Quizá Nueve perfectos desconocidos era el tipo de serie destinada a tener una sola temporada. Quizá extender el material original de la novela de Liane Moriarty en que se basó la primera era un error. Y quizá el esquema de antología como vía para escapar de las limitaciones de otro, el de la miniserie, se ha revelado como una gran engañifa.
Pero en todo caso, la segunda temporada de Nueve perfectos desconocidos está en Prime Video a razón de un episodio semanal desde finales de mayo. Cambiando el paradisiaco enclave original por uno montañoso en los Alpes austriacos, y desde luego el peinado de Nicole Kidman, la nueva tanda de episodios sirve para someter a un nuevo grupo de desconocidos a otro experimento psicodélico.
Si gran parte del atractivo de la primera temporada era descubrir qué se traía realmente entrem anos la doctora Masha, no andan desencaminados. La actriz, que quizá trabaja por encima de sus posibilidades y desde luego ha encontrado en el formato de las miniseries un campo abonado para ello, se pasea con seguridad por el invento sabedora de que, pese al notable elenco de secundarios y la incorporación de Lena Olin, es a ella a quien mira el público.

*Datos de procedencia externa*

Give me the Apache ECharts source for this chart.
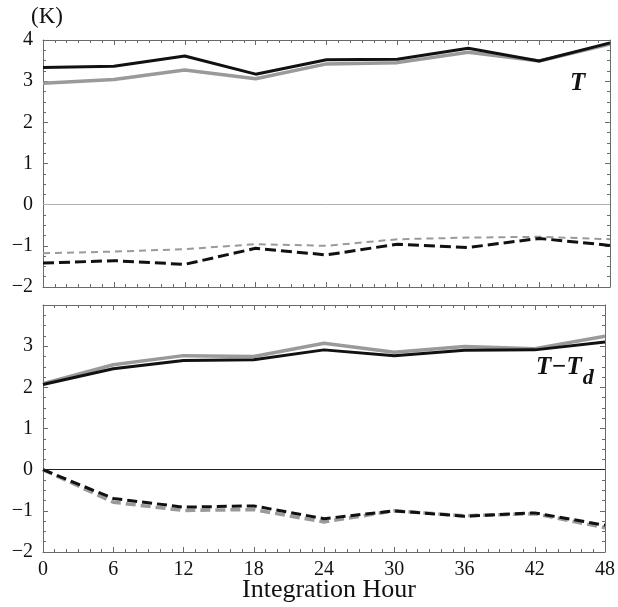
<!DOCTYPE html>
<html>
<head>
<meta charset="utf-8">
<script src="https://cdn.jsdelivr.net/npm/echarts@6/dist/echarts.min.js"></script>
<style>
  html, body { margin: 0; padding: 0; background: #fff; }
  #chart { width: 618px; height: 607px; }
</style>
</head>
<body>
<div id="chart"></div>
<script>
// integration hours
const hours = [0, 6, 12, 18, 24, 30, 36, 42, 48];

// upper panel: T
const tSolidBlack = [3.33, 3.36, 3.61, 3.17, 3.52, 3.53, 3.80, 3.49, 3.93];
const tSolidGrey = [2.95, 3.04, 3.27, 3.06, 3.42, 3.45, 3.70, 3.49, 3.90];
const tDashBlack = [-1.42, -1.36, -1.45, -1.06, -1.22, -0.96, -1.04, -0.82, -0.99];
const tDashGrey = [-1.18, -1.14, -1.08, -0.96, -1.00, -0.84, -0.80, -0.78, -0.84];

// lower panel: T - Td
const dSolidBlack = [2.07, 2.45, 2.65, 2.67, 2.91, 2.77, 2.90, 2.91, 3.10];
const dSolidGrey = [2.09, 2.55, 2.77, 2.75, 3.07, 2.85, 2.99, 2.94, 3.24];
const dDashBlack = [0, -0.70, -0.91, -0.88, -1.19, -1.00, -1.13, -1.05, -1.35];
const dDashGrey = [0, -0.79, -0.99, -0.97, -1.27, -1.00, -1.12, -1.07, -1.41];

const xTicks = hours;
const yTicksTop = [-2, -1, 0, 1, 2, 3, 4];
const yTicksBottom = [-2, -1, 0, 1, 2, 3];

const font = 'Liberation Serif';
const frame = '#6a6a6a';
const greyLine = '#9a9a9a';

const pairs = arr => hours.map((h, i) => [h, arr[i]]);

function xAx(gridIndex, position, showLabel) {
  return {
    type: 'value', gridIndex, position, min: 0, max: 48, interval: 6,
    axisLine: { show: true, onZero: false, lineStyle: { color: frame, width: 1 } },
    axisTick: { show: true, inside: true, length: 5, lineStyle: { color: frame } },
    minorTick: { show: true, splitNumber: 6, length: 3, lineStyle: { color: frame } },
    splitLine: { show: false },
    axisLabel: {
      show: showLabel, color: '#111', fontFamily: font, fontSize: 20, margin: 8,
      formatter: v => xTicks.includes(v) ? String(v) : ''
    }
  };
}

function yAx(gridIndex, position, labels) {
  return {
    type: 'value', gridIndex, position, min: -2, max: 4, interval: 1,
    axisLine: { show: true, onZero: false, lineStyle: { color: frame, width: 1 } },
    axisTick: { show: true, inside: true, length: 5, lineStyle: { color: frame } },
    minorTick: { show: true, splitNumber: 4, length: 3, lineStyle: { color: frame } },
    splitLine: { show: false },
    axisLabel: {
      show: !!labels, color: '#111', fontFamily: font, fontSize: 20, margin: 10,
      formatter: v => (labels && labels.includes(v)) ? (v < 0 ? '\u2212' + (-v) : String(v)) : ''
    }
  };
}

function line(name, xi, yi, data, color, width, dash, z) {
  return {
    name, type: 'line', xAxisIndex: xi, yAxisIndex: yi, data: pairs(data),
    symbol: 'none', z: z,
    lineStyle: { color, width, type: dash || 'solid' }
  };
}

function zeroLine(xi, yi, color) {
  return {
    type: 'line', xAxisIndex: xi, yAxisIndex: yi, data: [], silent: true,
    markLine: {
      silent: true, symbol: 'none', label: { show: false },
      lineStyle: { color, width: 1, type: 'solid' },
      data: [{ yAxis: 0 }]
    }
  };
}

const chart = echarts.init(document.getElementById('chart'));
chart.setOption({
  backgroundColor: '#fff',
  animation: false,
  grid: [
    { left: 43, top: 40, width: 567, height: 247 },
    { left: 43, top: 305, width: 567, height: 247 }
  ],
  xAxis: [
    xAx(0, 'bottom', false),
    xAx(0, 'top', false),
    xAx(1, 'bottom', true),
    xAx(1, 'top', false)
  ],
  yAxis: [
    yAx(0, 'left', yTicksTop),
    yAx(0, 'right', null),
    yAx(1, 'left', yTicksBottom),
    yAx(1, 'right', null)
  ],
  series: [
    zeroLine(0, 0, '#b0b0b0'),
    zeroLine(2, 2, '#222'),
    line('T grey', 0, 0, tSolidGrey, greyLine, 3.5, 'solid', 2),
    line('T black', 0, 0, tSolidBlack, '#111', 3, 'solid', 3),
    line('T dash grey', 0, 0, tDashGrey, greyLine, 2, [7, 5], 2),
    line('T dash black', 0, 0, tDashBlack, '#111', 3, [11, 5], 3),
    line('Td grey', 2, 2, dSolidGrey, greyLine, 3.5, 'solid', 2),
    line('Td black', 2, 2, dSolidBlack, '#111', 3, 'solid', 3),
    line('Td dash grey', 2, 2, dDashGrey, greyLine, 3.5, [10, 5], 2),
    line('Td dash black', 2, 2, dDashBlack, '#111', 3, [10, 5], 3)
  ],
  graphic: [
    { type: 'text', left: 31, top: 5, style: { text: '(K)', fontFamily: font, fontSize: 23, fill: '#111' } },
    { type: 'text', left: 570, top: 71, style: { text: 'T', fontFamily: font, fontSize: 25, fontWeight: 'bold', fontStyle: 'italic', fill: '#111' } },
    {
      type: 'text', left: 536, top: 355,
      style: {
        text: '{m|T\u2212T}{s|d}', fill: '#111',
        rich: {
          m: { fontFamily: font, fontSize: 25, fontWeight: 'bold', fontStyle: 'italic', verticalAlign: 'top' },
          s: { fontFamily: font, fontSize: 22, fontWeight: 'bold', fontStyle: 'italic', padding: [12, 0, 0, 1] }
        }
      }
    },
    { type: 'text', left: 242, top: 577, style: { text: 'Integration Hour', fontFamily: font, fontSize: 26, fill: '#111' } }
  ]
});
</script>
</body>
</html>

Eso es incuestionable, pero no necesariamente arroja el resultado esperado. Una vez elminado el suspense y descubierto la naturaleza de cobayas de los invitados, el suspense desaparece de la serie de Jonathan Levine y el veterano David E. Kelley. La parodia del snobismo de las clases altas no es una particular novedad (es un área dominada ahora por The White Lotus) y las subtramas de traumas sentimentales y familiares no enganchan por, precisamente, la escasa simpatía de la mayoría de personajes.

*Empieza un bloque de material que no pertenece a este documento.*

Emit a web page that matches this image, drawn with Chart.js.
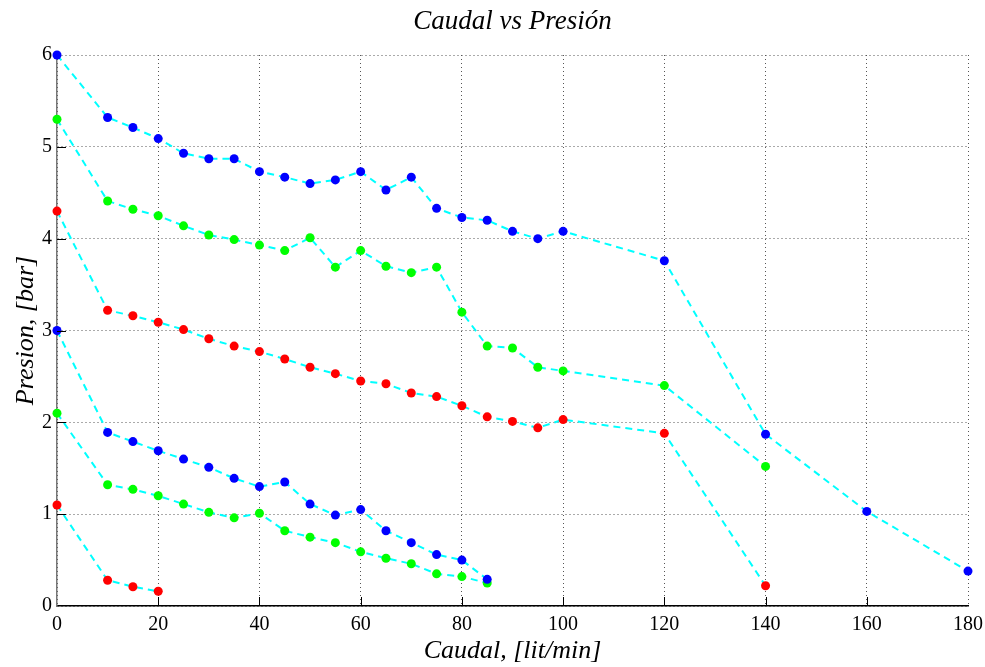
<!DOCTYPE html>
<html>
<head>
<meta charset="utf-8">
<script src="https://cdn.jsdelivr.net/npm/chart.js@4.4.1/dist/chart.umd.min.js"></script>
<style>
    html, body { margin: 0; padding: 0; background: #fff; }
    #grafico { display: block; }
</style>
</head>
<body>
<canvas id="grafico" width="985" height="667"></canvas>
<script>
// Caudal [lit/min] de cada ensayo
const caudalLargo = [0, 10, 15, 20, 25, 30, 35, 40, 45, 50, 55, 60, 65, 70, 75, 80, 85, 90, 95, 100, 120, 140, 160, 180];
const caudalMedio = [0, 10, 15, 20, 25, 30, 35, 40, 45, 50, 55, 60, 65, 70, 75, 80, 85, 90, 95, 100, 120, 140];
const caudalCorto = [0, 10, 15, 20, 25, 30, 35, 40, 45, 50, 55, 60, 65, 70, 75, 80, 85];
const caudalMinimo = [0, 10, 15, 20];

// Presion [bar]
const presionAzulAlta = [6.0, 5.32, 5.21, 5.09, 4.93, 4.87, 4.87, 4.73, 4.67, 4.60, 4.64, 4.73, 4.53, 4.67, 4.33, 4.23, 4.20, 4.08, 4.00, 4.08, 3.76, 1.87, 1.03, 0.38];
const presionVerdeAlta = [5.3, 4.41, 4.32, 4.25, 4.14, 4.04, 3.99, 3.93, 3.87, 4.01, 3.69, 3.87, 3.70, 3.63, 3.69, 3.20, 2.83, 2.81, 2.60, 2.56, 2.40, 1.52];
const presionRojaAlta = [4.3, 3.22, 3.16, 3.09, 3.01, 2.91, 2.83, 2.77, 2.69, 2.60, 2.53, 2.45, 2.42, 2.32, 2.28, 2.18, 2.06, 2.01, 1.94, 2.03, 1.88, 0.22];
const presionAzulBaja = [3.0, 1.89, 1.79, 1.69, 1.60, 1.51, 1.39, 1.30, 1.35, 1.11, 0.99, 1.05, 0.82, 0.69, 0.56, 0.50, 0.29];
const presionVerdeBaja = [2.1, 1.32, 1.27, 1.20, 1.11, 1.02, 0.96, 1.01, 0.82, 0.75, 0.69, 0.59, 0.52, 0.46, 0.35, 0.32, 0.25];
const presionRojaBaja = [1.1, 0.28, 0.21, 0.16];

const ticksX = [0, 20, 40, 60, 80, 100, 120, 140, 160, 180];
const ticksY = [0, 1, 2, 3, 4, 5, 6];

const titulo = 'Caudal vs Presión';
const FUENTE = '"Liberation Serif", "DejaVu Serif", serif';

function serie(xs, ys, color) {
    return {
        data: xs.map((x, i) => ({ x: x, y: ys[i] })),
        showLine: true,
        borderColor: '#00FFFF',
        borderWidth: 2,
        borderDash: [7, 5],
        pointRadius: 4.5,
        pointBorderWidth: 0,
        pointBackgroundColor: color,
        pointBorderColor: color,
        clip: false
    };
}

// marcas interiores tipo MATLAB + titulo centrado sobre el area del grafico
const marcasInternas = {
    id: 'marcasInternas',
    afterDraw(chart) {
        const { ctx, chartArea, scales } = chart;
        ctx.save();
        ctx.strokeStyle = '#000';
        ctx.lineWidth = 1;
        ticksY.slice(1, -1).forEach(v => {
            const y = Math.round(scales.y.getPixelForValue(v)) + 0.5;
            ctx.beginPath();
            ctx.moveTo(chartArea.left, y);
            ctx.lineTo(chartArea.left + 9, y);
            ctx.stroke();
        });
        ticksX.slice(1, -1).forEach(v => {
            const x = Math.round(scales.x.getPixelForValue(v)) + 0.5;
            ctx.beginPath();
            ctx.moveTo(x, chartArea.bottom);
            ctx.lineTo(x, chartArea.bottom - 9);
            ctx.stroke();
        });
        ctx.fillStyle = '#000';
        ctx.font = 'italic 27px ' + FUENTE;
        ctx.textAlign = 'center';
        ctx.textBaseline = 'middle';
        ctx.fillText(titulo, (chartArea.left + chartArea.right) / 2, 22);
        ctx.restore();
    }
};

new Chart(document.getElementById('grafico').getContext('2d'), {
    type: 'scatter',
    data: {
        datasets: [
            serie(caudalLargo, presionAzulAlta, '#0000FF'),
            serie(caudalMedio, presionVerdeAlta, '#00FF00'),
            serie(caudalMedio, presionRojaAlta, '#FF0000'),
            serie(caudalCorto, presionAzulBaja, '#0000FF'),
            serie(caudalCorto, presionVerdeBaja, '#00FF00'),
            serie(caudalMinimo, presionRojaBaja, '#FF0000')
        ]
    },
    options: {
        responsive: false,
        animation: false,
        layout: { padding: { left: 0, right: 17, top: 55, bottom: 0 } },
        plugins: {
            legend: { display: false },
            tooltip: { enabled: false },
            title: { display: false }
        },
        scales: {
            x: {
                type: 'linear',
                min: 0,
                max: 180,
                afterBuildTicks: (s) => { s.ticks = ticksX.map(v => ({ value: v })); },
                afterFit: (s) => { s.height = 61; s.paddingRight = 0; s.paddingLeft = 0; },
                grid: { color: '#555', drawTicks: false, lineWidth: 1 },
                border: { display: true, color: '#000', width: 1.5, dash: [1, 3] },
                ticks: { color: '#000', padding: 7, font: { family: FUENTE, size: 20 }, maxRotation: 0 },
                title: {
                    display: true,
                    text: 'Caudal, [lit/min]',
                    color: '#000',
                    font: { family: FUENTE, size: 26, style: 'italic', lineHeight: 1.2 },
                    padding: { top: 0, bottom: 0 }
                }
            },
            y: {
                type: 'linear',
                min: 0,
                max: 6,
                afterBuildTicks: (s) => { s.ticks = ticksY.map(v => ({ value: v })); },
                afterFit: (s) => { s.width = 57; s.paddingTop = 0; s.paddingBottom = 0; },
                grid: { color: '#555', drawTicks: false, lineWidth: 1 },
                border: { display: true, color: '#777', width: 1.5, dash: [1, 3] },
                ticks: { color: '#000', padding: 5, font: { family: FUENTE, size: 20 } },
                title: {
                    display: true,
                    text: 'Presion, [bar]',
                    color: '#000',
                    font: { family: FUENTE, size: 26, style: 'italic', lineHeight: 1.2 },
                    padding: { top: 11, bottom: 0 }
                }
            }
        }
    },
    plugins: [marcasInternas]
});
</script>
</body>
</html>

Nueve perfectos desconocidos sedujo en su primera temporada por el escenario, el reparto y el propio misterio de la gurú Masha. Pero la segunda no es tanto una segunda temporada como una secuela, por mucho que sus responsables diseminen algún dispositivo argumental aquí y allá para convencernos de lo contrario. Prime Video necesitaba su The White Lotus (otra que tal) y lo encontró en el material que le ofrecia el libro original de Liane Moriarty.
El resultado es una serie para lectores de The New Yorker, que se ampara en una apariencia de inteligencia que, en realidad, no es más que un relativamente hábil ocultamiento de sus (escasas) cartas. El decorado alpino e invernal atrae, pero este esquema diluido de Agatha Christie para tiempos falsamente psicológicos consume demasiado tiempo para llegar donde llega. Insufrible trama wellness.